Wie hatte er sich abgemüht in der Qualifikation, obwohl doch schon vorher klar war, dass er nach einem Motorwechsel an seinem Aston Martin-Mercedes zurück ans Ende des Feldes müsste. Stimmt schon, nur eben nicht ganz ans Ende, da er sich vor den ebenfalls zurückversetzen Kollegen George Russell und Fernando Alonso platzieren konnte. Kleine Schritte, um einen großen Ehrgeiz nicht zu verkümmern lassen. Die prompt im Rennen belohnt werden: am Ende war der Heppenheimer der Fahrer mit den meisten Überholmanövern und wurde dafür mit einem Ehrenpunkt belohnt. Gemessen daran, dass er 2013 als letzter Red-Bull-Pilot vor Verstappen in Austin gewinnen konnte, ist das natürlich nichts. Aber jedes Rennen in einer ohnehin verkorksten Saison ist ein guter Test für das, was sich 2022 entwickeln soll. Weshalb Vettel durchaus zufrieden sein darf. Er hat im Team mal wieder klar gemacht, was seine Erfahrung wert ist.
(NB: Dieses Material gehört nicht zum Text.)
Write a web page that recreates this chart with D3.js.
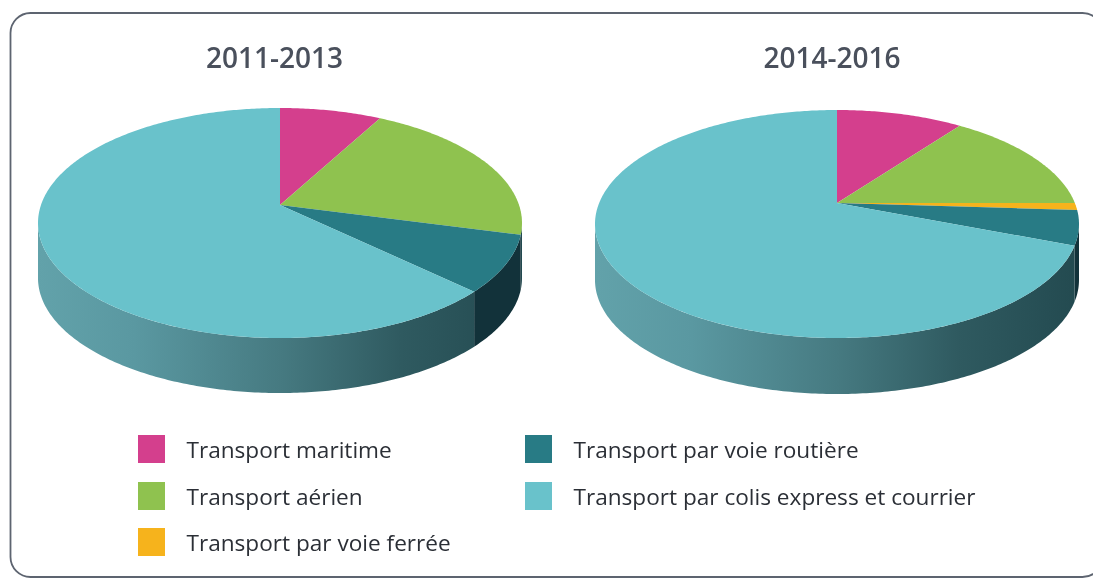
<!DOCTYPE html>
<html><head><meta charset="utf-8">
<script src="https://cdn.jsdelivr.net/npm/d3@7"></script>
<style>html,body{margin:0;padding:0;background:#fff;overflow:hidden}svg{display:block;filter:blur(0.45px)}text{font-family:"Open Sans",sans-serif}</style>
</head><body><svg id="c" width="1093" height="578"></svg>
<script>
const categories=["Transport maritime","Transport aérien","Transport par voie ferrée","Transport par voie routière","Transport par colis express et courrier"];
const colors=["#d43f8d","#8fc24f","#f6b31c","#287b85","#69c2cb"];
const sideColors=[null,null,null,"#12323a",null];
const periods=["2011-2013","2014-2016"];
const values2011=[7.9,21.2,0,8.0,62.9];
const values2014=[10.1,14.9,1.0,4.9,69.1];
const svg=d3.select("#c");
const defs=svg.append("defs");
svg.append("rect").attr("x",10.5).attr("y",13).attr("width",1092).attr("height",564).attr("rx",20).attr("fill","#fff").attr("stroke","#5d6470").attr("stroke-width",1.8);
const pieGen=d3.pie().sort(null).value(d=>d);
const geom=[
 {cx:280,top:108,mid:205,bot:338,rx:242,h:55,titleX:274.5},
 {cx:837,top:110,mid:203,bot:338,rx:242,h:56,titleX:832}
];
function projector(g){
  // central projection of a tilted disc: the centre of the disc sits above the ellipse centre
  const c=(g.top+g.bot-2*g.mid)/(g.top-g.bot);
  const b=g.bot+g.bot*c-g.mid;
  const R=g.rx*Math.sqrt(1-c*c);
  const p=a=>{const x=Math.sin(a),y=-Math.cos(a),w=1+c*y;return [g.cx+R*x/w,(g.mid+b*y)/w];};
  const ext=Math.asin(Math.abs(c));
  return {p,aR:Math.PI/2+ext,aL:3*Math.PI/2-ext};
}
function arcPts(p,a0,a1){const n=Math.max(2,Math.ceil((a1-a0)*80));return d3.range(n+1).map(i=>p(a0+(a1-a0)*i/n));}
const line=d3.line();
[values2011,values2014].forEach((vals,k)=>{
  const g=geom[k],P=projector(g),G=svg.append("g");
  const grad=defs.append("linearGradient").attr("id","side"+k).attr("gradientUnits","userSpaceOnUse")
    .attr("x1",g.cx-g.rx).attr("x2",g.cx+g.rx).attr("y1",0).attr("y2",0);
  [[0,"#62a2aa"],[0.2,"#5a98a1"],[0.5,"#467a81"],[0.75,"#2f5a60"],[1,"#234a50"]].forEach(s=>grad.append("stop").attr("offset",s[0]).attr("stop-color",s[1]));
  const arcs=pieGen(vals);
  arcs.forEach((d,i)=>{
    const a0=Math.max(d.startAngle,P.aR),a1=Math.min(d.endAngle,P.aL);
    if(a1<=a0)return;
    const top=arcPts(P.p,a0,a1),bottom=top.map(q=>[q[0],q[1]+g.h]).reverse();
    G.append("path").attr("d",line(top.concat(bottom))+"Z").attr("fill",sideColors[i]||`url(#side${k})`);
  });
  arcs.forEach((d,i)=>{
    if(d.endAngle-d.startAngle<=0)return;
    const pts=[[g.cx,g.mid]].concat(arcPts(P.p,d.startAngle,d.endAngle));
    G.append("path").attr("d",line(pts)+"Z").attr("fill",colors[i]);
  });
  svg.append("text").attr("x",g.titleX).attr("y",68).attr("text-anchor","middle")
    .attr("font-size",28).attr("font-weight",600).attr("fill","#4a505c").text(periods[k]);
});
const legendPos=[[138,435],[138,482],[138,528],[525,435],[525,482]];
categories.forEach((c,i)=>{
  const [x,y]=legendPos[i];
  svg.append("rect").attr("x",x).attr("y",y).attr("width",27).attr("height",28).attr("fill",colors[i]);
  svg.append("text").attr("x",x+48.5).attr("y",y+23).attr("font-size",22.6).attr("fill","#2b2f36").text(c);
});
</script></body></html>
Auch wenn Sky-Kommentator Ralf Schumacher gern über den Rennstall lästert: "Man kann eben über Nacht aus einer Kuh keinen Tiger machen."

Nico Hülkenberg

Eher beiläufig war zu erfahren, dass Nico Hülkenberg, bis vor kurzem noch einer von zwei deutschen Formel-1-Stammfahrern, seine Karriere in der Königsklasse für beendet erklärt hat. Zwar ist der Emmericher, der es in 179 Grand-Prix-Rennen nie aufs Podium geschafft hat, immer noch als Edelreservist gefragt. Aber das ist dem 34-Jährigen zu wenig. Er sucht Renn-Praxis. Die könnte mittelfristig wieder bei den 24 Stunden von Le Mans liegen, die er schon mit Porsche gewonnen hat. Kurzfristig aber sucht er den Thrill in der nordamerikanischen IndyCar-Serie. Vom Fahrerlager in Austin ging es zu Testfahren für den US-Ableger von McLaren im Barber Motorsports Park in Alabama. Hulk würde im Übersee-Pendant zur Formel 1 auf alte Bekannte treffen: der Schwede Marcus Ericsson (früher Sauber) und der Franzose Romain Grosjean (Haas) haben den Sprung schon erfolgreich gewagt.